→ Provided data:
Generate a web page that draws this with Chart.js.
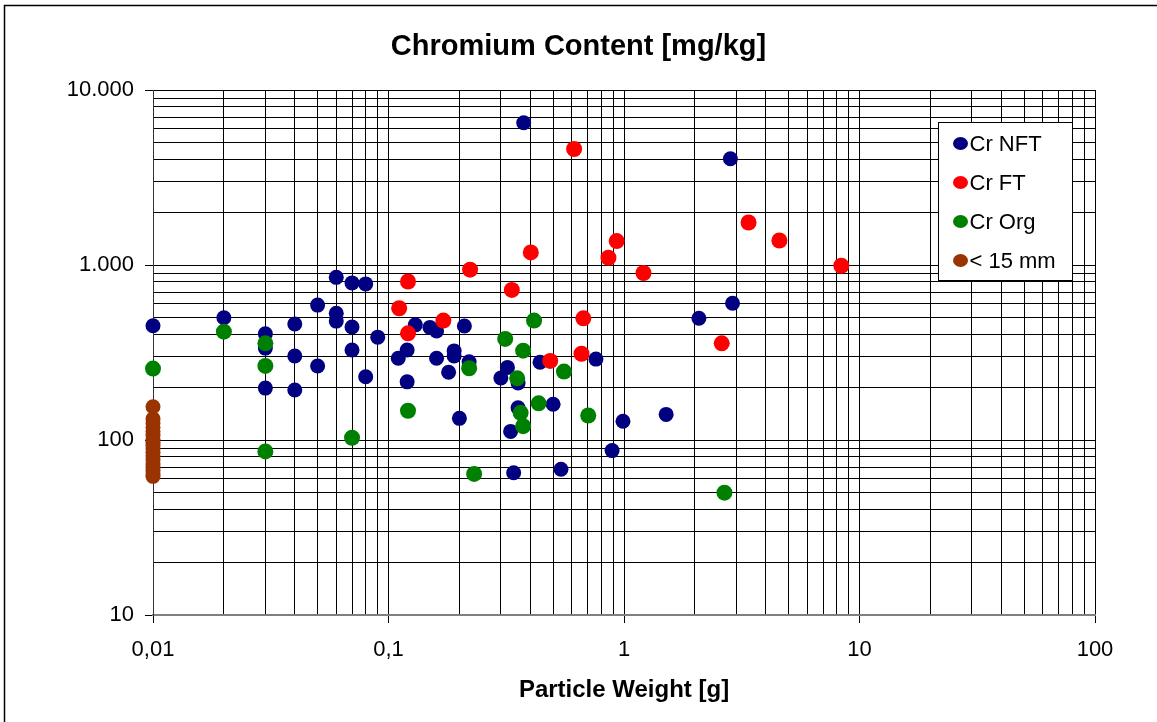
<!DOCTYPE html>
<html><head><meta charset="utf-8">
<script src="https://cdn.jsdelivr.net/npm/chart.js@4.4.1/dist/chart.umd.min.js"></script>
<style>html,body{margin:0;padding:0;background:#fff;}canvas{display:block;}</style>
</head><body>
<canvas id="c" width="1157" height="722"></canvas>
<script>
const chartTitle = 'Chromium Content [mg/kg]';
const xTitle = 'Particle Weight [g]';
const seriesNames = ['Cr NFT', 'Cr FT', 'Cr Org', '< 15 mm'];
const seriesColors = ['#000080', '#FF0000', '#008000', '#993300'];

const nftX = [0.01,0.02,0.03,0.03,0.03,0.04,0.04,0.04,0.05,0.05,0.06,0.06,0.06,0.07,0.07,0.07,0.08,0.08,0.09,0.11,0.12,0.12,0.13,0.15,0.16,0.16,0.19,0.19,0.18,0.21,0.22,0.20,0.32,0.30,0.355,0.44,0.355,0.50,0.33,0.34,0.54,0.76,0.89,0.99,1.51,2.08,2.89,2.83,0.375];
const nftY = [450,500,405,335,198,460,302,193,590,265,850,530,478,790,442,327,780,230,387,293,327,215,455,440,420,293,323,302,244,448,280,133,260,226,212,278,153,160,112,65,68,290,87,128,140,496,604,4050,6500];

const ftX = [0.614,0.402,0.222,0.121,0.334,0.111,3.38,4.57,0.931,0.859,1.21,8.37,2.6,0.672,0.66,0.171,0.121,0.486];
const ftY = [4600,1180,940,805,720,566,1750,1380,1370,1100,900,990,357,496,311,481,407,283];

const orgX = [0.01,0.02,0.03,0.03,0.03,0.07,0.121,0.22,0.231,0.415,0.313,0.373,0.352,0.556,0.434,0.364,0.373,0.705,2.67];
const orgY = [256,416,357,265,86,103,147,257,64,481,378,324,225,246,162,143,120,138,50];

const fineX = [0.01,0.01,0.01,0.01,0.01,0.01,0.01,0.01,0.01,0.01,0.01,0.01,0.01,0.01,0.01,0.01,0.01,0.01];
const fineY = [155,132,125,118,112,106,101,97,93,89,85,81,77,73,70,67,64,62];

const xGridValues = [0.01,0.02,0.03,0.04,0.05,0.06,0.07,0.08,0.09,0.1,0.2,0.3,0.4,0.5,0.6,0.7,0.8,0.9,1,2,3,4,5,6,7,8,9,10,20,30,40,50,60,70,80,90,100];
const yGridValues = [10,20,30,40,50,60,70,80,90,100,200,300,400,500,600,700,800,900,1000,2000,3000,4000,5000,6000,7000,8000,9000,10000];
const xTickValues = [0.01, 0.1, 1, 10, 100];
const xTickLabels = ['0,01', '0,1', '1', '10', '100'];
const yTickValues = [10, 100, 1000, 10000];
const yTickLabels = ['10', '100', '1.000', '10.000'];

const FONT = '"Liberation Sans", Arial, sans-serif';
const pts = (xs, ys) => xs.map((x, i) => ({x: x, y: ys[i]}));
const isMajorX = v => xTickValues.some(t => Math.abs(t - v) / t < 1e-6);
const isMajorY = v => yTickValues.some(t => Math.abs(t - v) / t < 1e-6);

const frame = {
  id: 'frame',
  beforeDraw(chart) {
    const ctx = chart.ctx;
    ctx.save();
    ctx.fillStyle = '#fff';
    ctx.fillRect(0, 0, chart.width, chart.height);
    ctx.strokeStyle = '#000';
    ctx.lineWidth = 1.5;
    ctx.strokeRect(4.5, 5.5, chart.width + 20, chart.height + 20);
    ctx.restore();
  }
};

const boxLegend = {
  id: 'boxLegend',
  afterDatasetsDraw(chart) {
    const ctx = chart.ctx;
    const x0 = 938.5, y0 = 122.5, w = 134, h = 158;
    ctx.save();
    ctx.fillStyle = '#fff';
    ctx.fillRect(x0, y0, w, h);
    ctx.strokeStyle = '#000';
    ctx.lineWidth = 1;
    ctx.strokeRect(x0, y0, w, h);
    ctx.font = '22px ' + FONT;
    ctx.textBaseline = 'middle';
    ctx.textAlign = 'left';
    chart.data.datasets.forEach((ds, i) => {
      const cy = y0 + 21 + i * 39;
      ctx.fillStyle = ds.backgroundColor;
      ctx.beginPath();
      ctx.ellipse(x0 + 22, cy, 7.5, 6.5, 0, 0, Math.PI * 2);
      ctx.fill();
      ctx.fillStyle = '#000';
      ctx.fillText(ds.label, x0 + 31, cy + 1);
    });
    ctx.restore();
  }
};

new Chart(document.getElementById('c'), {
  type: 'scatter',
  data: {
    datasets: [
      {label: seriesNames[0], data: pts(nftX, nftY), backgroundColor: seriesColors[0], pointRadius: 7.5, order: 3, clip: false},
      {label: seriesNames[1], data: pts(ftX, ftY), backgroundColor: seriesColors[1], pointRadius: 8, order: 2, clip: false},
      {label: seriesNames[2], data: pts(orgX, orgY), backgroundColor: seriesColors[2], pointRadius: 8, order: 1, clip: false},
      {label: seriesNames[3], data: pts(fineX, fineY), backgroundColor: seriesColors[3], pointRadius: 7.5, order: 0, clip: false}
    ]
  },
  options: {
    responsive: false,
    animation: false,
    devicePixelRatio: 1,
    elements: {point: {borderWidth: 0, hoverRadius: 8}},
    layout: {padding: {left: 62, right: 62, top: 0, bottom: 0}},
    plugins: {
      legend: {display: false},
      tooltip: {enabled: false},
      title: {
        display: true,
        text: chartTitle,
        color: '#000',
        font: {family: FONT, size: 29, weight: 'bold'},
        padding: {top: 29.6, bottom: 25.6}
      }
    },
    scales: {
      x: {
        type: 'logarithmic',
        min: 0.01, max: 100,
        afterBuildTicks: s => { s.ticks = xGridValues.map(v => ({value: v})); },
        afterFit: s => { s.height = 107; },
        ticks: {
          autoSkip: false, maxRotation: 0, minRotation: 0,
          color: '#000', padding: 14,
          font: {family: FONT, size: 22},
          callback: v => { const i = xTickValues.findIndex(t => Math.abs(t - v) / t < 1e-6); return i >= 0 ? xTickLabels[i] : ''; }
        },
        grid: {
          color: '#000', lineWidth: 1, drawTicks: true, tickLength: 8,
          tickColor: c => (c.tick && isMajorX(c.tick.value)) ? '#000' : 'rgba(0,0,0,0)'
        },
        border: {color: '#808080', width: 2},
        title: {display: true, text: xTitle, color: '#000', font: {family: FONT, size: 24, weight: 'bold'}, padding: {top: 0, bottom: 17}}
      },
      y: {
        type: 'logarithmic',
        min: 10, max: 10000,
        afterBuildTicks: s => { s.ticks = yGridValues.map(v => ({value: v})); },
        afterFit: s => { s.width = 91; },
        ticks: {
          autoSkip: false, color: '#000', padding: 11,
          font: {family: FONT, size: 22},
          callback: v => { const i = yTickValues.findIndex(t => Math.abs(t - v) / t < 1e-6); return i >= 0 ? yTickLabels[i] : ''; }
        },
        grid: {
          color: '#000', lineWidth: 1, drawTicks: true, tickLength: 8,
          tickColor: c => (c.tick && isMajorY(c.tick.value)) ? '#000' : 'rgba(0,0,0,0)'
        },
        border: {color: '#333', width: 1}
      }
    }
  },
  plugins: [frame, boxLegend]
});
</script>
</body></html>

→ Given problem:
Print out the material word for word, omitting the pictures.

→ Complete output:
Generate a web page that draws this with Chart.js.
<!DOCTYPE html>
<html><head><meta charset="utf-8">
<script src="https://cdn.jsdelivr.net/npm/chart.js@4.4.1/dist/chart.umd.min.js"></script>
<style>html,body{margin:0;padding:0;background:#fff;}canvas{display:block;}</style>
</head><body>
<canvas id="c" width="1157" height="722"></canvas>
<script>
const chartTitle = 'Chromium Content [mg/kg]';
const xTitle = 'Particle Weight [g]';
const seriesNames = ['Cr NFT', 'Cr FT', 'Cr Org', '< 15 mm'];
const seriesColors = ['#000080', '#FF0000', '#008000', '#993300'];

const nftX = [0.01,0.02,0.03,0.03,0.03,0.04,0.04,0.04,0.05,0.05,0.06,0.06,0.06,0.07,0.07,0.07,0.08,0.08,0.09,0.11,0.12,0.12,0.13,0.15,0.16,0.16,0.19,0.19,0.18,0.21,0.22,0.20,0.32,0.30,0.355,0.44,0.355,0.50,0.33,0.34,0.54,0.76,0.89,0.99,1.51,2.08,2.89,2.83,0.375];
const nftY = [450,500,405,335,198,460,302,193,590,265,850,530,478,790,442,327,780,230,387,293,327,215,455,440,420,293,323,302,244,448,280,133,260,226,212,278,153,160,112,65,68,290,87,128,140,496,604,4050,6500];

const ftX = [0.614,0.402,0.222,0.121,0.334,0.111,3.38,4.57,0.931,0.859,1.21,8.37,2.6,0.672,0.66,0.171,0.121,0.486];
const ftY = [4600,1180,940,805,720,566,1750,1380,1370,1100,900,990,357,496,311,481,407,283];

const orgX = [0.01,0.02,0.03,0.03,0.03,0.07,0.121,0.22,0.231,0.415,0.313,0.373,0.352,0.556,0.434,0.364,0.373,0.705,2.67];
const orgY = [256,416,357,265,86,103,147,257,64,481,378,324,225,246,162,143,120,138,50];

const fineX = [0.01,0.01,0.01,0.01,0.01,0.01,0.01,0.01,0.01,0.01,0.01,0.01,0.01,0.01,0.01,0.01,0.01,0.01];
const fineY = [155,132,125,118,112,106,101,97,93,89,85,81,77,73,70,67,64,62];

const xGridValues = [0.01,0.02,0.03,0.04,0.05,0.06,0.07,0.08,0.09,0.1,0.2,0.3,0.4,0.5,0.6,0.7,0.8,0.9,1,2,3,4,5,6,7,8,9,10,20,30,40,50,60,70,80,90,100];
const yGridValues = [10,20,30,40,50,60,70,80,90,100,200,300,400,500,600,700,800,900,1000,2000,3000,4000,5000,6000,7000,8000,9000,10000];
const xTickValues = [0.01, 0.1, 1, 10, 100];
const xTickLabels = ['0,01', '0,1', '1', '10', '100'];
const yTickValues = [10, 100, 1000, 10000];
const yTickLabels = ['10', '100', '1.000', '10.000'];

const FONT = '"Liberation Sans", Arial, sans-serif';
const pts = (xs, ys) => xs.map((x, i) => ({x: x, y: ys[i]}));
const isMajorX = v => xTickValues.some(t => Math.abs(t - v) / t < 1e-6);
const isMajorY = v => yTickValues.some(t => Math.abs(t - v) / t < 1e-6);

const frame = {
  id: 'frame',
  beforeDraw(chart) {
    const ctx = chart.ctx;
    ctx.save();
    ctx.fillStyle = '#fff';
    ctx.fillRect(0, 0, chart.width, chart.height);
    ctx.strokeStyle = '#000';
    ctx.lineWidth = 1.5;
    ctx.strokeRect(4.5, 5.5, chart.width + 20, chart.height + 20);
    ctx.restore();
  }
};

const boxLegend = {
  id: 'boxLegend',
  afterDatasetsDraw(chart) {
    const ctx = chart.ctx;
    const x0 = 938.5, y0 = 122.5, w = 134, h = 158;
    ctx.save();
    ctx.fillStyle = '#fff';
    ctx.fillRect(x0, y0, w, h);
    ctx.strokeStyle = '#000';
    ctx.lineWidth = 1;
    ctx.strokeRect(x0, y0, w, h);
    ctx.font = '22px ' + FONT;
    ctx.textBaseline = 'middle';
    ctx.textAlign = 'left';
    chart.data.datasets.forEach((ds, i) => {
      const cy = y0 + 21 + i * 39;
      ctx.fillStyle = ds.backgroundColor;
      ctx.beginPath();
      ctx.ellipse(x0 + 22, cy, 7.5, 6.5, 0, 0, Math.PI * 2);
      ctx.fill();
      ctx.fillStyle = '#000';
      ctx.fillText(ds.label, x0 + 31, cy + 1);
    });
    ctx.restore();
  }
};

new Chart(document.getElementById('c'), {
  type: 'scatter',
  data: {
    datasets: [
      {label: seriesNames[0], data: pts(nftX, nftY), backgroundColor: seriesColors[0], pointRadius: 7.5, order: 3, clip: false},
      {label: seriesNames[1], data: pts(ftX, ftY), backgroundColor: seriesColors[1], pointRadius: 8, order: 2, clip: false},
      {label: seriesNames[2], data: pts(orgX, orgY), backgroundColor: seriesColors[2], pointRadius: 8, order: 1, clip: false},
      {label: seriesNames[3], data: pts(fineX, fineY), backgroundColor: seriesColors[3], pointRadius: 7.5, order: 0, clip: false}
    ]
  },
  options: {
    responsive: false,
    animation: false,
    devicePixelRatio: 1,
    elements: {point: {borderWidth: 0, hoverRadius: 8}},
    layout: {padding: {left: 62, right: 62, top: 0, bottom: 0}},
    plugins: {
      legend: {display: false},
      tooltip: {enabled: false},
      title: {
        display: true,
        text: chartTitle,
        color: '#000',
        font: {family: FONT, size: 29, weight: 'bold'},
        padding: {top: 29.6, bottom: 25.6}
      }
    },
    scales: {
      x: {
        type: 'logarithmic',
        min: 0.01, max: 100,
        afterBuildTicks: s => { s.ticks = xGridValues.map(v => ({value: v})); },
        afterFit: s => { s.height = 107; },
        ticks: {
          autoSkip: false, maxRotation: 0, minRotation: 0,
          color: '#000', padding: 14,
          font: {family: FONT, size: 22},
          callback: v => { const i = xTickValues.findIndex(t => Math.abs(t - v) / t < 1e-6); return i >= 0 ? xTickLabels[i] : ''; }
        },
        grid: {
          color: '#000', lineWidth: 1, drawTicks: true, tickLength: 8,
          tickColor: c => (c.tick && isMajorX(c.tick.value)) ? '#000' : 'rgba(0,0,0,0)'
        },
        border: {color: '#808080', width: 2},
        title: {display: true, text: xTitle, color: '#000', font: {family: FONT, size: 24, weight: 'bold'}, padding: {top: 0, bottom: 17}}
      },
      y: {
        type: 'logarithmic',
        min: 10, max: 10000,
        afterBuildTicks: s => { s.ticks = yGridValues.map(v => ({value: v})); },
        afterFit: s => { s.width = 91; },
        ticks: {
          autoSkip: false, color: '#000', padding: 11,
          font: {family: FONT, size: 22},
          callback: v => { const i = yTickValues.findIndex(t => Math.abs(t - v) / t < 1e-6); return i >= 0 ? yTickLabels[i] : ''; }
        },
        grid: {
          color: '#000', lineWidth: 1, drawTicks: true, tickLength: 8,
          tickColor: c => (c.tick && isMajorY(c.tick.value)) ? '#000' : 'rgba(0,0,0,0)'
        },
        border: {color: '#333', width: 1}
      }
    }
  },
  plugins: [frame, boxLegend]
});
</script>
</body></html>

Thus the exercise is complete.